Dans certains fourneaux, les scories sont écoulées latéralement vers l’extérieur (fourneaux à scories coulées) et dans d’autres, les scories s’accumulent dans le fond du fourneau et forment de gros blocs (fourneaux à scorie piégée).

Fig. 4 Vue au microscope électronique à balayage (BSE) d’une scorie de réduction. Fayalite : grands cristaux aciculaire squelettique gris moyen ; Wüstite : dendrites et grains globulaires blancs ; Verre : fond gris sombre. Site de Fiko. Photo S. Perret

Fig.4 Vue au microscope électronique à balayage (BSE) d’une scorie de réduction. Fayalite : grands cristaux aciculaire squelettique gris moyen ; Wüstite : dendrites et grains globulaires blancs ; Verre : fond gris sombre. Site de Fiko. Photo S. Perret

Les scories de réduction

Les scories de réduction sont essentiellement constituées de silicates de fer (Fayalite – Fe2SiO4) avec une proportion variable de grains d’oxydes de fer (Wüstite FeO) et de phase vitreuse (fig. 4). Les formes sont variables. On distingue essentiellement :
1) Les scories écoulées, refroidies en dehors du fourneau, avec des formes en cordons ou en amas de cordons.
2) Les scories internes, refroidies à l’intérieur du fourneau en forme de bloc.

Fig.5 La forge de Kobo et le forgeron Tiégé Jo au travail. Photo V. Serneels

Fig.5 La forge de Kobo et le forgeron Tiégé Jo au travail. Photo V. Serneels

Le forgeage du fer

Le produit brut de l’opération est un bloc de métal faiblement compacté et contenant encore des inclusions de scorie. Le forgeron doit compacter et purifier ce métal brut pour pouvoir ensuite le mettre en forme par déformation plastique à chaud. Le métal est réchauffé dans le foyer de forge et martelé sur l’enclume (fig. 5). Le cas échéant, le forgeron effectue des soudures et des traitements thermiques (trempe, recuit, revenu) qui permettent d’améliorer les propriétés du métal (dureté). Enfin, les pièces métalliques font l’objet de finitions et sont montées sur un manche en bois.
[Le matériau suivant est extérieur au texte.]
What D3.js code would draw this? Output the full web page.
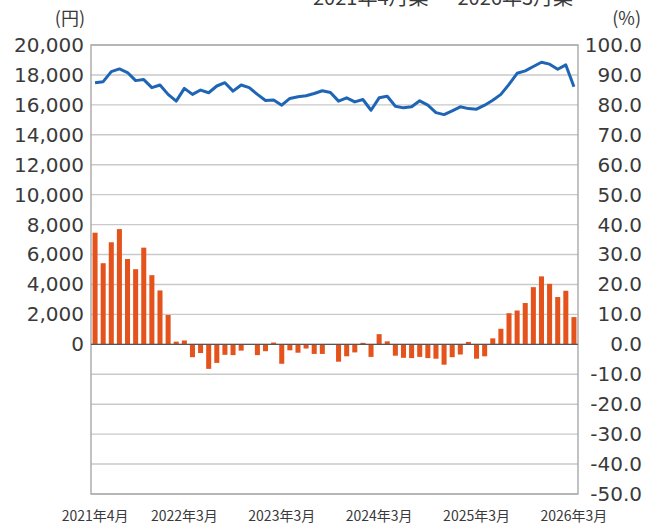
<!DOCTYPE html>
<html>
<head>
<meta charset="utf-8">
<script src="https://cdn.jsdelivr.net/npm/d3@7"></script>
<style>
  body { margin: 0; background: #fff; }
  svg text { fill: #3a3a3a; }
</style>
</head>
<body>
<div id="chart"></div>
<script>
// months 2021-04 .. 2026-03
var months = d3.timeMonth.range(new Date(2021, 3, 1), new Date(2026, 3, 1))
  .map(function(d){ return d3.timeFormat("%Y-%m")(d); });

// price (yen), left axis
var priceYen = [17480, 17550, 18225, 18400, 18160, 17620, 17690, 17150, 17330, 16700,
  16250, 17100, 16700, 16990, 16810, 17260, 17480, 16920, 17330, 17150,
  16700, 16290, 16330, 15980, 16430, 16540, 16610, 16760, 16940, 16830,
  16250, 16470, 16200, 16360, 15640, 16470, 16580, 15910, 15800, 15870,
  16270, 15980, 15480, 15350, 15600, 15870, 15750, 15710, 15980, 16310,
  16700, 17370, 18110, 18270, 18560, 18850, 18720, 18380, 18670, 17210];

// year-on-year change (%), right axis
var changePct = [37.3, 27.1, 34.1, 38.5, 28.5, 25.1, 32.3, 23.1, 18.0, 9.8,
  0.9, 1.3, -4.3, -2.9, -8.2, -6.2, -3.5, -3.6, -2.1, 0,
  -3.6, -2.3, 0.6, -6.5, -2.0, -2.8, -1.4, -3.2, -3.2, -0.2,
  -5.8, -4.0, -2.7, 0.5, -4.2, 3.4, 1.0, -3.8, -4.5, -4.6,
  -4.2, -4.6, -4.8, -6.8, -4.3, -3.4, 0.8, -4.8, -4.0, 2.0,
  5.2, 10.4, 11.3, 13.8, 19.1, 22.7, 20.2, 15.8, 17.9, 9.1];

var tickMonths = ["2021-04", "2022-03", "2023-03", "2024-03", "2025-03", "2026-03"];
var tickLabels = ["2021年4月", "2022年3月", "2023年3月", "2024年3月", "2025年3月", "2026年3月"];
var leftTicks = d3.range(0, 20001, 2000);
var rightTicks = d3.range(-50, 100.1, 10);

var margin = {left: 91, right: 73, top: 45, bottom: 35};
var W = 651, H = 529;
var width = W - margin.left - margin.right,
    height = H - margin.top - margin.bottom;

var x = d3.scaleBand().domain(months).range([0, width]).paddingInner(0.38).paddingOuter(0.19);
var yL = d3.scaleLinear().domain([-10000, 20000]).range([height, 0]);
var yR = d3.scaleLinear().domain([-50, 100]).range([height, 0]);

var numFont = "'DejaVu Sans', sans-serif";
var cjkFont = "'Noto Sans CJK JP', sans-serif";

var root = d3.select("#chart").append("svg")
  .attr("width", W)
  .attr("height", H);

// title (cut off at top, as in the source image)
root.append("text")
  .attr("x", 443)
  .attr("y", 5)
  .attr("text-anchor", "middle")
  .style("font-family", cjkFont)
  .style("font-size", "20px")
  .text("2021年4月集 ～ 2026年3月集");

// unit labels
root.append("text")
  .attr("x", 85).attr("y", 25)
  .attr("text-anchor", "end")
  .style("font-family", cjkFont)
  .style("font-size", "18px")
  .text("(円)");
root.append("text")
  .attr("x", 641).attr("y", 25)
  .attr("text-anchor", "end")
  .style("font-family", cjkFont)
  .style("font-size", "18px")
  .text("(%)");

var svg = root.append("g")
  .attr("transform", "translate(" + margin.left + "," + margin.top + ")");

// gridlines
svg.selectAll(".grid")
  .data(d3.range(-10000, 20001, 2000))
  .enter().append("line")
  .attr("class", "grid")
  .attr("x1", 0).attr("x2", width)
  .attr("y1", function(d){ return yL(d); })
  .attr("y2", function(d){ return yL(d); })
  .style("stroke", "#c9c9c9")
  .style("stroke-width", "1.4px");

// frame
svg.append("rect")
  .attr("width", width).attr("height", height)
  .style("fill", "none")
  .style("stroke", "#a8a8a8")
  .style("stroke-width", "1.4px");

// bars
svg.selectAll(".bar")
  .data(changePct)
  .enter().append("rect")
  .attr("class", "bar")
  .attr("x", function(d, i){ return x(months[i]); })
  .attr("width", x.bandwidth())
  .attr("y", function(d){ return yR(Math.max(0, d)); })
  .attr("height", function(d){ return Math.abs(yR(d) - yR(0)); })
  .style("fill", "#e4531c");

// zero line
svg.append("line")
  .attr("x1", 0).attr("x2", width)
  .attr("y1", yL(0)).attr("y2", yL(0))
  .style("stroke", "#555")
  .style("stroke-width", "1.2px");

// price line
var line = d3.line()
  .x(function(d, i){ return x(months[i]) + x.bandwidth() / 2; })
  .y(function(d){ return yL(d); });

svg.append("path")
  .datum(priceYen)
  .attr("d", line)
  .style("fill", "none")
  .style("stroke", "#1f65b5")
  .style("stroke-width", "3px")
  .style("stroke-linejoin", "round");

// left axis
var axL = svg.append("g")
  .call(d3.axisLeft(yL).tickValues(leftTicks).tickSize(0).tickPadding(7)
    .tickFormat(d3.format(",")));
axL.select(".domain").remove();
axL.selectAll("text")
  .style("font-family", numFont)
  .style("font-size", "20px")
  .style("fill", "#3a3a3a");

// right axis (plain hyphen for negatives)
var pct = d3.format(".1f");
var axR = svg.append("g")
  .attr("transform", "translate(" + width + ",0)")
  .call(d3.axisRight(yR).tickValues(rightTicks).tickSize(0).tickPadding(0)
    .tickFormat(function(d){ return pct(d).replace("\u2212", "-"); }));
axR.select(".domain").remove();
axR.selectAll("text")
  .attr("x", 64)
  .style("text-anchor", "end")
  .style("font-family", numFont)
  .style("font-size", "20px")
  .style("fill", "#3a3a3a");

// bottom axis
var axB = svg.append("g")
  .attr("transform", "translate(0," + height + ")")
  .call(d3.axisBottom(x).tickValues(tickMonths).tickSize(0).tickPadding(17)
    .tickFormat(function(d){ return tickLabels[tickMonths.indexOf(d)]; }));
axB.select(".domain").remove();
axB.selectAll("text")
  .style("font-family", cjkFont)
  .style("font-size", "14px")
  .style("fill", "#3a3a3a");
</script>
</body>
</html>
Fig. 6 Scories de forge à proximité de l’ancien atelier de forge de Fiko. Photo V. Serneels

Fig. 6 Scories de forge à proximité de l’ancien atelier de forge de Fiko. Photo V. Serneels

Les scories de forge

Les impuretés contenues dans le fer brut et les autres substances présentes dans le foyer de forge (poussières, cendres) ou introduites par le forgeron (fondants), ainsi que les oxydes de fer qui se forment à la surface du métal, s’accumulent dans le foyer. Ces matériaux sont plus ou moins fondus et s’agglomèrent pour former une scorie de forme grossièrement hémisphérique (fig. 6). Ces scories sont aussi constituées de silicates de fer (Fayalite Fe2SiO4), mais avec une plus forte proportion d’oxydes de fer (Wüstite FeO et Magnétite Fe3O4).